Job: Everything from the first line of the data through the line with "const energyTickLabels = ['1', '10', '100', '1000'];" is to be echoed exactly, minus the pictures.

Data excerpt:
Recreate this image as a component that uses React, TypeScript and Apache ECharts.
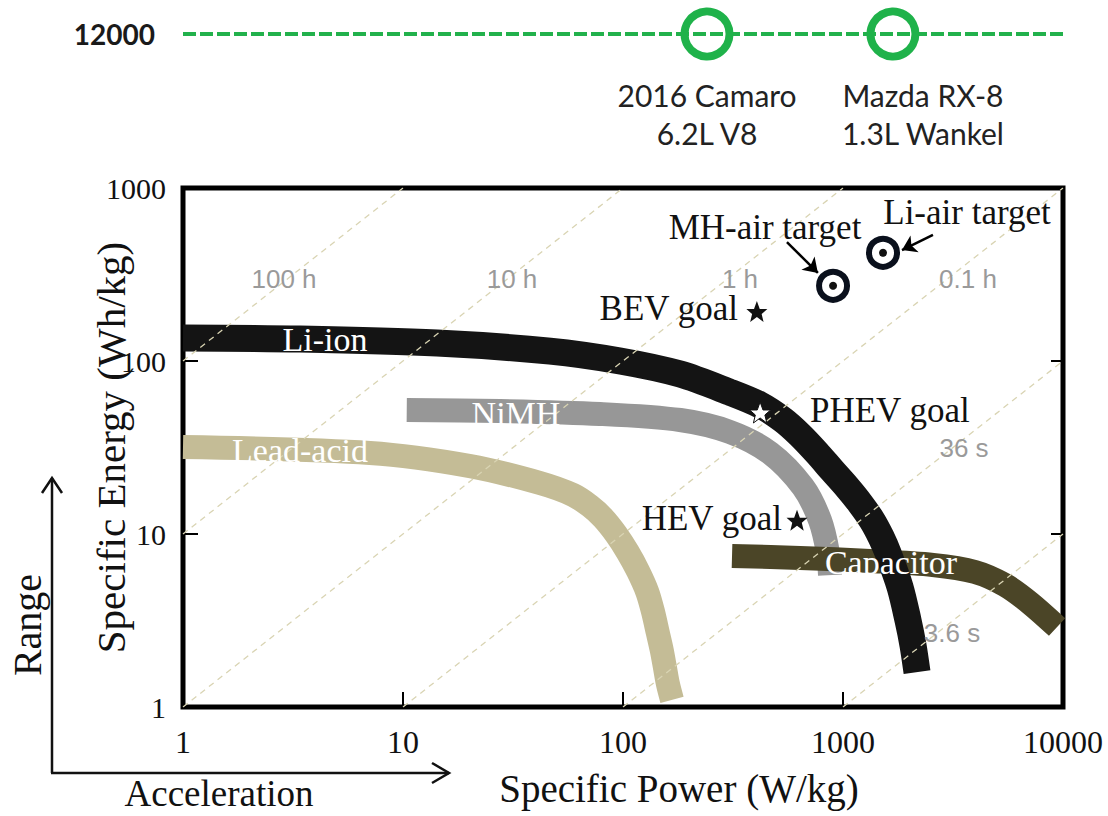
import React, { useEffect, useRef } from 'react';
import * as echarts from 'echarts';

// ---- data (Specific Power W/kg, Specific Energy Wh/kg) ----
const powerTickLabels = ['1', '10', '100', '1000', '10000'];
const energyTickLabels = ['1', '10', '100', '1000'];

const liIon = [[1, 136], [3.4, 134], [14.3, 127], [46.6, 114], [97, 100], [182, 84], [306, 66], [420, 55.7], [534, 45.6], [638, 37.3], [762, 29.4], [891, 23.4], [1042, 18.7], [1194, 15.1], [1355, 12.0], [1489, 9.61], [1602, 7.76], [1816, 4.94], [1974, 3.18], [2080, 2.28], [2170, 1.59]];
const niMH = [[10.4, 52.1], [27.6, 51.4], [78.6, 49.4], [182, 45.6], [306, 38.9], [466, 29.4], [658, 18.7], [786, 12.0], [855, 7.76], [873, 5.79]];
const leadAcid = [[1, 31.8], [7.08, 29.4], [20.2, 24.7], [41.9, 19.7], [59.3, 16.8], [70.8, 14.5], [81.1, 12.4], [92.9, 10.0], [105, 7.87], [117, 6.11], [129, 4.62], [137, 3.54], [144, 2.68], [150, 2.13], [155, 1.7], [160, 1.36], [167, 1.1]];
const capacitor = [[313, 7.46], [638, 7.27], [1327, 6.98], [2564, 6.62], [3981, 6.03], [5450, 5.07], [7080, 3.99], [9400, 2.9]];

const timeLineNames = ['100 h', '10 h', '1 h', '0.1 h', '36 s', '3.6 s'];
const timeLineEnds = [
  [[1, 100], [10, 1000]],
  [[1, 10], [100, 1000]],
  [[1, 1], [1000, 1000]],
  [[10, 1], [10000, 1000]],
  [[100, 1], [10000, 100]],
  [[1000, 1], [10000, 10]],
];

const goalNames = ['BEV goal', 'PHEV goal', 'HEV goal'];
const goalValues = [[406, 193], [420, 50.4], [618, 12.0]];
const targetNames = ['MH-air target', 'Li-air target'];
const targetValues = [[901, 272], [1520, 422]];
const arrowFrom = [[556, 487], [2564, 535]];
const arrowTo = [[769, 323], [1854, 438]];

const engineCategory = ['12000'];
const engineNames = ['2016 Camaro\n6.2L V8', 'Mazda RX-8\n1.3L Wankel'];
const enginePower = [241, 1687];

const SERIF = 'Liberation Serif';
const SANS = 'Liberation Sans';
const STAR = 'path://M12,1 L15,9 L23,9 L17,14 L19,22 L12,17 L5,22 L7,14 L1,9 L9,9 Z';

export default function App() {
  const ref = useRef<HTMLDivElement>(null);
  useEffect(() => {
    if (!ref.current) return;
    document.body.style.margin = '0';
    const chart = echarts.init(ref.current, undefined, { renderer: 'svg' });

    const fmt = (v: number) => String(Math.round(v));
    const band = (name: string, data: number[][], color: string, width: number, z: number) => ({
      name, type: 'line', xAxisIndex: 0, yAxisIndex: 0, data, smooth: 0.3, symbol: 'none',
      lineStyle: { color, width, cap: 'butt', join: 'round' }, z, silent: true,
    });

    const series: any[] = [
      band('Lead-acid', leadAcid, '#c4bc96', 24, 2),
      band('NiMH', niMH, '#979797', 24, 2),
      band('Capacitor', capacitor, '#4b4527', 24, 2),
      band('Li-ion', liIon, '#141414', 27, 2),
    ];
    timeLineEnds.forEach((pts, i) => {
      series.push({
        name: timeLineNames[i], type: 'line', xAxisIndex: 0, yAxisIndex: 0, data: pts, symbol: 'none',
        lineStyle: { color: '#d9d4b3', width: 1.3, type: [6, 5] }, z: 3, silent: true,
      });
    });
    series.push({
      name: 'goals', type: 'scatter', xAxisIndex: 0, yAxisIndex: 0, z: 5,
      data: goalValues.map((v, i) => ({
        name: goalNames[i], value: v,
        itemStyle: i === 1 ? { color: '#ffffff', borderColor: '#111', borderWidth: 1, opacity: 1 } : { color: '#111', opacity: 1 },
      })),
      symbol: STAR, symbolSize: 21,
    });
    series.push({
      name: 'targets', type: 'scatter', xAxisIndex: 0, yAxisIndex: 0, z: 5,
      data: targetValues.map((v, i) => ({ name: targetNames[i], value: v })),
      symbol: 'circle', symbolSize: 28,
      itemStyle: { color: '#ffffff', borderColor: '#0a101c', borderWidth: 6, opacity: 1 },
      markLine: {
        silent: true, symbol: ['none', 'arrow'], symbolSize: 14,
        lineStyle: { color: '#000', width: 2.5, type: 'solid', opacity: 1 }, label: { show: false },
        data: arrowFrom.map((f, i) => [{ coord: f }, { coord: arrowTo[i] }]),
      },
    });
    series.push({
      name: 'target centres', type: 'scatter', xAxisIndex: 0, yAxisIndex: 0, z: 6,
      data: targetValues, symbol: 'circle', symbolSize: 8, itemStyle: { color: '#111', opacity: 1 },
    });
    // top panel
    series.push({
      name: 'gasoline', type: 'line', xAxisIndex: 1, yAxisIndex: 2, symbol: 'none',
      data: [[1, engineCategory[0]], [10000, engineCategory[0]]],
      lineStyle: { color: '#22b14c', width: 4, type: [13, 4] }, z: 2,
    });
    series.push({
      name: 'engines', type: 'scatter', xAxisIndex: 1, yAxisIndex: 2, z: 3,
      data: enginePower.map((p, i) => ({
        name: engineNames[i], value: [p, engineCategory[0]],
        label: { offset: i === 1 ? [30, 0] : [0, 0] },
      })),
      symbol: 'circle', symbolSize: 45,
      itemStyle: { color: 'rgba(0,0,0,0)', borderColor: '#1fb24a', borderWidth: 8, opacity: 1 },
      label: {
        show: true, position: 'bottom', distance: 15, formatter: '{b}',
        fontFamily: 'Lato', fontSize: 30, lineHeight: 38, color: '#222', align: 'center',
      },
    });

    const txt = (text: string, x: number, y: number, opts: any) => ({
      type: 'text', x, y, z: 20, silent: true,
      style: { text, align: 'center', verticalAlign: 'middle', ...opts },
    });
    const annSerif = { fontFamily: SERIF, fontSize: 35, fill: '#111' };
    const curveLbl = { fontFamily: SERIF, fontSize: 34, fill: '#ffffff' };
    const timeLbl = { fontFamily: SANS, fontSize: 26, fill: '#9a9a9a' };

    const graphic: any[] = [
      txt(targetNames[0], 765, 227, annSerif),
      txt(targetNames[1], 967, 212, annSerif),
      txt(goalNames[0], 738, 308, { ...annSerif, align: 'right' }),
      txt(goalNames[1], 810, 410, { ...annSerif, align: 'left' }),
      txt(goalNames[2], 782, 518, { ...annSerif, align: 'right' }),
      txt('Li-ion', 325, 339, curveLbl),
      txt('NiMH', 516, 413, curveLbl),
      txt('Lead-acid', 300, 450, curveLbl),
      txt('Capacitor', 891, 562, curveLbl),
      txt(timeLineNames[0], 284, 279, timeLbl),
      txt(timeLineNames[1], 512, 279, timeLbl),
      txt(timeLineNames[2], 740, 279, timeLbl),
      txt(timeLineNames[3], 968, 279, timeLbl),
      txt(timeLineNames[4], 964, 448, timeLbl),
      txt(timeLineNames[5], 952, 633, timeLbl),
      // Range / Acceleration arrows
      { type: 'line', shape: { x1: 52, y1: 773, x2: 52, y2: 478 }, style: { stroke: '#111', lineWidth: 2.5 }, z: 20 },
      { type: 'polyline', shape: { points: [[42, 493], [52, 478], [62, 493]] }, style: { stroke: '#111', lineWidth: 2.5, fill: 'none' }, z: 20 },
      { type: 'line', shape: { x1: 51, y1: 773, x2: 449, y2: 773 }, style: { stroke: '#111', lineWidth: 2.5 }, z: 20 },
      { type: 'polyline', shape: { points: [[432, 763], [449, 773], [432, 783]] }, style: { stroke: '#111', lineWidth: 2.5, fill: 'none' }, z: 20 },
      { type: 'text', x: 27, y: 625, rotation: Math.PI / 2, z: 20, style: { text: 'Range', align: 'center', verticalAlign: 'middle', fontFamily: SERIF, fontSize: 40, fill: '#111' } },
      txt('Acceleration', 219, 793, { fontFamily: SERIF, fontSize: 37, fill: '#111' }),
    ];

    const option: any = {
      animation: false,
      backgroundColor: '#ffffff',
      grid: [
        { left: 183, top: 188, width: 880, height: 519, show: true, borderColor: '#000', borderWidth: 5, backgroundColor: 'rgba(0,0,0,0)' },
        { left: 183, top: 14, width: 880, height: 40 },
      ],
      xAxis: [
        {
          type: 'log', logBase: 10, min: 1, max: 10000, gridIndex: 0,
          name: 'Specific Power (W/kg)', nameLocation: 'middle', nameGap: 62, nameMoveOverlap: false,
          nameTextStyle: { fontFamily: SERIF, fontSize: 39, color: '#111', padding: [0, 0, 0, 112] },
          axisLine: { show: false },
          axisTick: { show: true, inside: true, length: 15, lineStyle: { color: '#000', width: 2 } },
          axisLabel: {
            margin: 19, fontFamily: SERIF, fontSize: 32, color: '#111',
            formatter: (v: number) => powerTickLabels.includes(fmt(v)) ? fmt(v) : '',
          },
          splitLine: { show: false }, minorTick: { show: false },
        },
        { type: 'log', logBase: 10, min: 1, max: 10000, gridIndex: 1, show: false },
      ],
      yAxis: [
        {
          type: 'log', logBase: 10, min: 1, max: 1000, gridIndex: 0,
          name: 'Specific Energy (Wh/kg)', nameLocation: 'middle', nameGap: 52, nameMoveOverlap: false,
          nameTextStyle: { fontFamily: SERIF, fontSize: 41, color: '#111' },
          axisLine: { show: false },
          axisTick: { show: true, inside: true, length: 15, lineStyle: { color: '#000', width: 2 } },
          axisLabel: {
            margin: 17, fontFamily: SERIF, fontSize: 30, color: '#111',
            formatter: (v: number) => energyTickLabels.includes(fmt(v)) ? fmt(v) : '',
          },
          splitLine: { show: false },
        },
        {
          type: 'log', logBase: 10, min: 1, max: 1000, gridIndex: 0, position: 'right',
          axisLine: { show: false },
          axisTick: { show: true, inside: true, length: 12, lineStyle: { color: '#000', width: 2 } },
          axisLabel: { show: false }, splitLine: { show: false },
        },
        {
          type: 'category', gridIndex: 1, data: engineCategory,
          axisLine: { show: false }, axisTick: { show: false }, splitLine: { show: false },
          axisLabel: { margin: 28, fontFamily: 'Lato', fontWeight: 'bold', fontSize: 28, color: '#1a1a1a', padding: [10, 0, 0, 0] },
        },
      ],
      series,
      graphic,
    };
    chart.setOption(option);
    return () => chart.dispose();
  }, []);
  return <div ref={ref} style={{ position: 'absolute', left: 0, top: 0, width: 1108, height: 816 }} />;
}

Answer to this problem:
Recreate this image as a component that uses React, TypeScript and Apache ECharts.
import React, { useEffect, useRef } from 'react';
import * as echarts from 'echarts';

// ---- data (Specific Power W/kg, Specific Energy Wh/kg) ----
const powerTickLabels = ['1', '10', '100', '1000', '10000'];
const energyTickLabels = ['1', '10', '100', '1000'];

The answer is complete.